§ **Exercise**: Go through the listing and copy each line with the string "matplotlib".

# Records for this task start

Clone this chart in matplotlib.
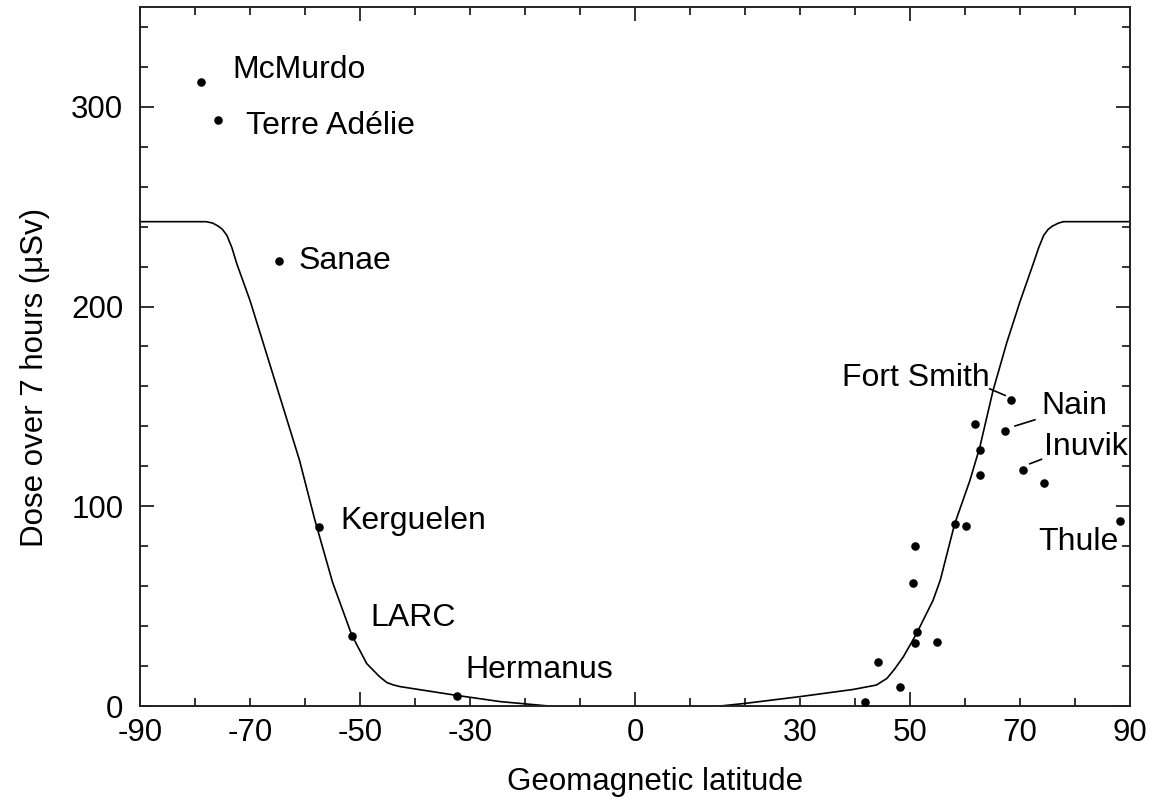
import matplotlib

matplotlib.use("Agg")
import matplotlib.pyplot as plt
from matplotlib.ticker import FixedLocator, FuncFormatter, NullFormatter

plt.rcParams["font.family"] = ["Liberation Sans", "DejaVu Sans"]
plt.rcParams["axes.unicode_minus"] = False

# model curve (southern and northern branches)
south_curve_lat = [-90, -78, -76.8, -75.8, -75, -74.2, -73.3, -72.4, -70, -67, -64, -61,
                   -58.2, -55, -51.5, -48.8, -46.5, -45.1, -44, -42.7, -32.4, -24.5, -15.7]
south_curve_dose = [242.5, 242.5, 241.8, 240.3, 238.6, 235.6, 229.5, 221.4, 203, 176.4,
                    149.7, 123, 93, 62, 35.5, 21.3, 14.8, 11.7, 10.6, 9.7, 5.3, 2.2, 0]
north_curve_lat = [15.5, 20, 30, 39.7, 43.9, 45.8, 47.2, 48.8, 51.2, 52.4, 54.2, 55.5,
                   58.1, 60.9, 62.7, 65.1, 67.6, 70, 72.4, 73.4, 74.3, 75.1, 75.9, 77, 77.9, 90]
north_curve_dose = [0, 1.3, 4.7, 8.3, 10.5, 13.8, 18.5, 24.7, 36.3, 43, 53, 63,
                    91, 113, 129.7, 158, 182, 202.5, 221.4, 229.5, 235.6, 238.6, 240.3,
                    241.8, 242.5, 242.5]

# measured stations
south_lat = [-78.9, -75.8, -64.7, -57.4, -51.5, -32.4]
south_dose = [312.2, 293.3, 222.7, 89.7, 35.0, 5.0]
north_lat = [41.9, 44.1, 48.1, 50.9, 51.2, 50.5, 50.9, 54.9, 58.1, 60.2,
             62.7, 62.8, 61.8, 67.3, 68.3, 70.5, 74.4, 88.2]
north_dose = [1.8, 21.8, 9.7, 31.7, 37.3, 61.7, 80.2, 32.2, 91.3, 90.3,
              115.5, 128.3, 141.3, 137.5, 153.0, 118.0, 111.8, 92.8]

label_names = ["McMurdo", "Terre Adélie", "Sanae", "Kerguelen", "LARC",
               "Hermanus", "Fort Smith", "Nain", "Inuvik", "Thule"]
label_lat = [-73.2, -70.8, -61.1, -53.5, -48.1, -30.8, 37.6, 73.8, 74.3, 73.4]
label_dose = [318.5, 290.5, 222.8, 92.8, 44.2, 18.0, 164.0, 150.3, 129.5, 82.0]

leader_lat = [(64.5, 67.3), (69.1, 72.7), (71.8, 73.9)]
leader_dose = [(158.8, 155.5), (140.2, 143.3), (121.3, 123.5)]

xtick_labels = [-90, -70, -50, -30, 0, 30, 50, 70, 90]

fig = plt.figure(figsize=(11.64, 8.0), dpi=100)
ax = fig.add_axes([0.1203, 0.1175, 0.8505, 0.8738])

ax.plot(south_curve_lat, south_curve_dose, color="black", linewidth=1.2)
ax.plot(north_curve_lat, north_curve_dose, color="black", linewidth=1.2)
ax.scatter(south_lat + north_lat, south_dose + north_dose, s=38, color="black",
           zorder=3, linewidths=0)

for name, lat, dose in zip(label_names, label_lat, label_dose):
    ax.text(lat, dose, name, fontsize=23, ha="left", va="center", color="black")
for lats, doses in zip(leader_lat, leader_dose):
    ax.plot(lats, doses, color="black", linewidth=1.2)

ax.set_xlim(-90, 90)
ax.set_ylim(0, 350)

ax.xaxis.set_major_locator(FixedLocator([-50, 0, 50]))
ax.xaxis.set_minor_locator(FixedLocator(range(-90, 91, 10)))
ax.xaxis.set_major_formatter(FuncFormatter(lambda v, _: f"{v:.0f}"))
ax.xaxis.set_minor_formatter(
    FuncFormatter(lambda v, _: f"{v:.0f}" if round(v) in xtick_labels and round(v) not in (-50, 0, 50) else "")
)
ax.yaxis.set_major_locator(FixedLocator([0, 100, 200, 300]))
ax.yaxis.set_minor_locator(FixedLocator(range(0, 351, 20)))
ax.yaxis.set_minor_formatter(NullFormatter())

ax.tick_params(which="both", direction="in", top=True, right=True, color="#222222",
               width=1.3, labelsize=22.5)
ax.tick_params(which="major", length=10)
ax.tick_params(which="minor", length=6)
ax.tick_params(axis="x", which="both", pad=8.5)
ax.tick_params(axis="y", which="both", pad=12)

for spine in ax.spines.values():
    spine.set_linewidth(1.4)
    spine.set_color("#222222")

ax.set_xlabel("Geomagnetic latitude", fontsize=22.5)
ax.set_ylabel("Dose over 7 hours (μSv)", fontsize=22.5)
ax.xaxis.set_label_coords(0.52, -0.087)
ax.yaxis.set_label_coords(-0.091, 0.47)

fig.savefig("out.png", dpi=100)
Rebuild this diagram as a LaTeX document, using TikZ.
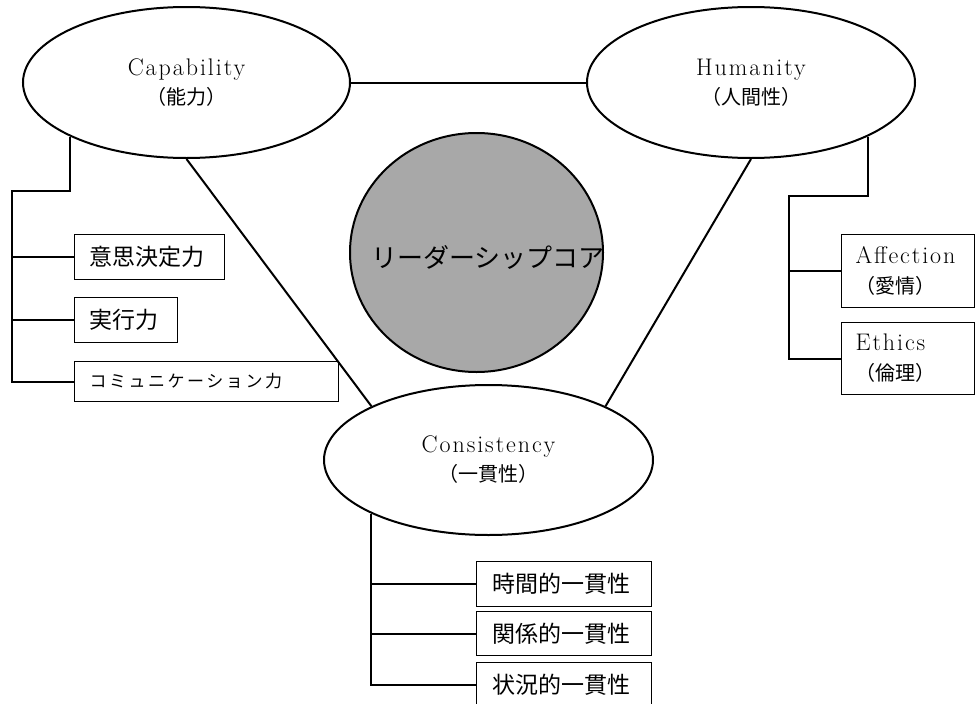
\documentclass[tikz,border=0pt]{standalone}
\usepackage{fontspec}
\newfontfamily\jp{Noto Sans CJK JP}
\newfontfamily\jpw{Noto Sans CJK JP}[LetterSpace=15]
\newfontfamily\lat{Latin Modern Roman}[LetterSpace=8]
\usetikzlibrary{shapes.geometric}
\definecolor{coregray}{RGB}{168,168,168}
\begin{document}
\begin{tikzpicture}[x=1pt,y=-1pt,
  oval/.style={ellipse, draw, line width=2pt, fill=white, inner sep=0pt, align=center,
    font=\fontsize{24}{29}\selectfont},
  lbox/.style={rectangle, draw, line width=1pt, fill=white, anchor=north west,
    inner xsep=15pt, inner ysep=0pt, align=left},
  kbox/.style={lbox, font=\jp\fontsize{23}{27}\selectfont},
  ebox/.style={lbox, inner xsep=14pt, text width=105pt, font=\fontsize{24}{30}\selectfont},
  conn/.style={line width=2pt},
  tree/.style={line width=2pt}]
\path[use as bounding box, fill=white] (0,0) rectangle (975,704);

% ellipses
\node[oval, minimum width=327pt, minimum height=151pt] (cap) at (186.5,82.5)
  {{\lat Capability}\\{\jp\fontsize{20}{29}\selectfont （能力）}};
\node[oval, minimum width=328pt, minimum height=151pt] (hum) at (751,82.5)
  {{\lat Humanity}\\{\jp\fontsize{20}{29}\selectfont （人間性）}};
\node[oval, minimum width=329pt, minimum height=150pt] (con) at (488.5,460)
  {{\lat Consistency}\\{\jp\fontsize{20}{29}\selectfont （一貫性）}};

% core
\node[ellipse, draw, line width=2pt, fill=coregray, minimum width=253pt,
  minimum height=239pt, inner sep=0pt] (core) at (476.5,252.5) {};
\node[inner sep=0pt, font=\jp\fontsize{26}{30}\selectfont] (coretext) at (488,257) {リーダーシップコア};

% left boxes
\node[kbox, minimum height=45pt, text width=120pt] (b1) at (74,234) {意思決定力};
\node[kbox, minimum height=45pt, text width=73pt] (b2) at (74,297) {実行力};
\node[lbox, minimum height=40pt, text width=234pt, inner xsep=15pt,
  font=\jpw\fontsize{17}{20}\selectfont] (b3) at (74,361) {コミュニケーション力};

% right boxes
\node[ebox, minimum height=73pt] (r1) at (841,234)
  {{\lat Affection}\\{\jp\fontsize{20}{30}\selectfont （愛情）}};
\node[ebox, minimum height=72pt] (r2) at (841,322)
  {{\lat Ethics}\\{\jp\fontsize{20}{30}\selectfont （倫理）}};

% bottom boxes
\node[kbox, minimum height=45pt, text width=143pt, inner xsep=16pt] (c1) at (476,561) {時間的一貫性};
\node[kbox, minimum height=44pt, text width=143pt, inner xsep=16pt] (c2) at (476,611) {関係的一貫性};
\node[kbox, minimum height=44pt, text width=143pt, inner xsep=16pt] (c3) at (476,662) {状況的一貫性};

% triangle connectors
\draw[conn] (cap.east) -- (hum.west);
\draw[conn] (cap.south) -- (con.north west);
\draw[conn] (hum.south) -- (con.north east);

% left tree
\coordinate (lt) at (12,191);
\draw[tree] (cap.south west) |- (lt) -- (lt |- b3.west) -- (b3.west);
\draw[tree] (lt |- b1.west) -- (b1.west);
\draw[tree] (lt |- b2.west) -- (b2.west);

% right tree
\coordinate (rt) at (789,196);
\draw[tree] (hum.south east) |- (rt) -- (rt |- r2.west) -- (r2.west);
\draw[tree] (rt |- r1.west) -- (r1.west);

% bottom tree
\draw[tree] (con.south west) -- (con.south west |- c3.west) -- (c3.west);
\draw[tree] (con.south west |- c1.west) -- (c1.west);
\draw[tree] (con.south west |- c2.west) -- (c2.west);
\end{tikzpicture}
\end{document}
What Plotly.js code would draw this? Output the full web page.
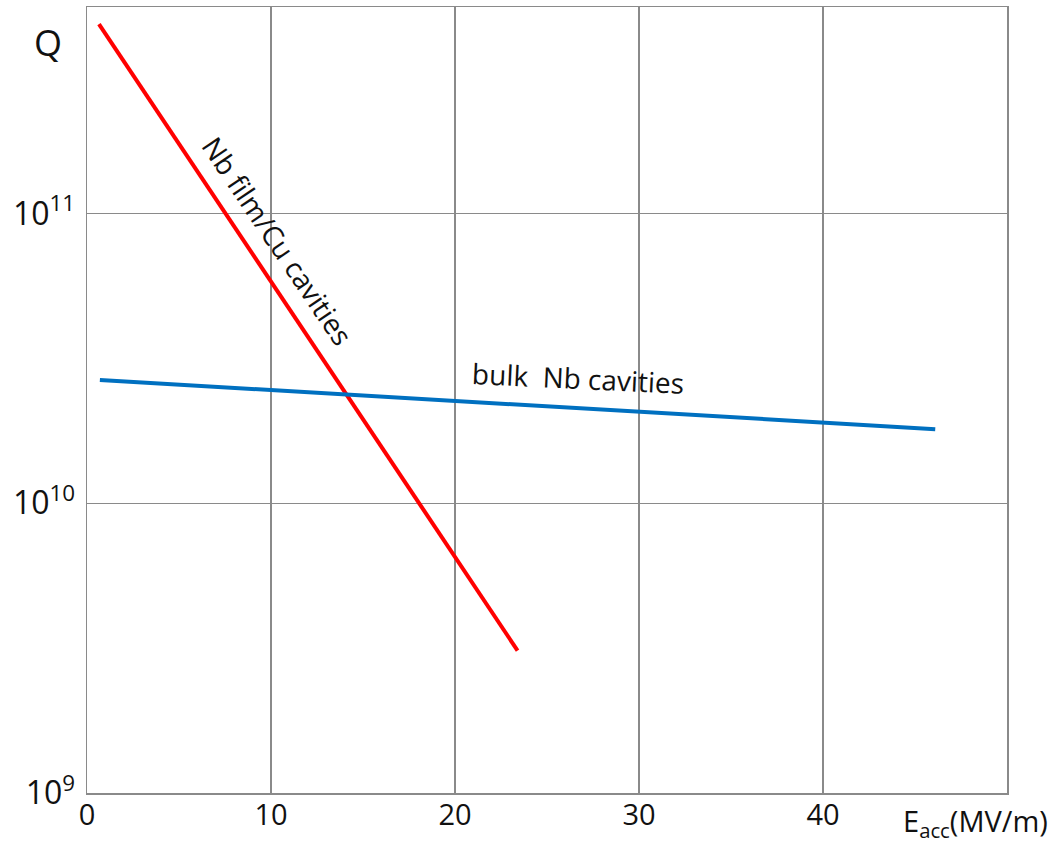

# Records for this task end

§ **Task answer**:
Clone this chart in matplotlib.
import matplotlib
matplotlib.use("Agg")
import matplotlib.pyplot as plt
from matplotlib.ticker import FixedLocator, FuncFormatter, NullFormatter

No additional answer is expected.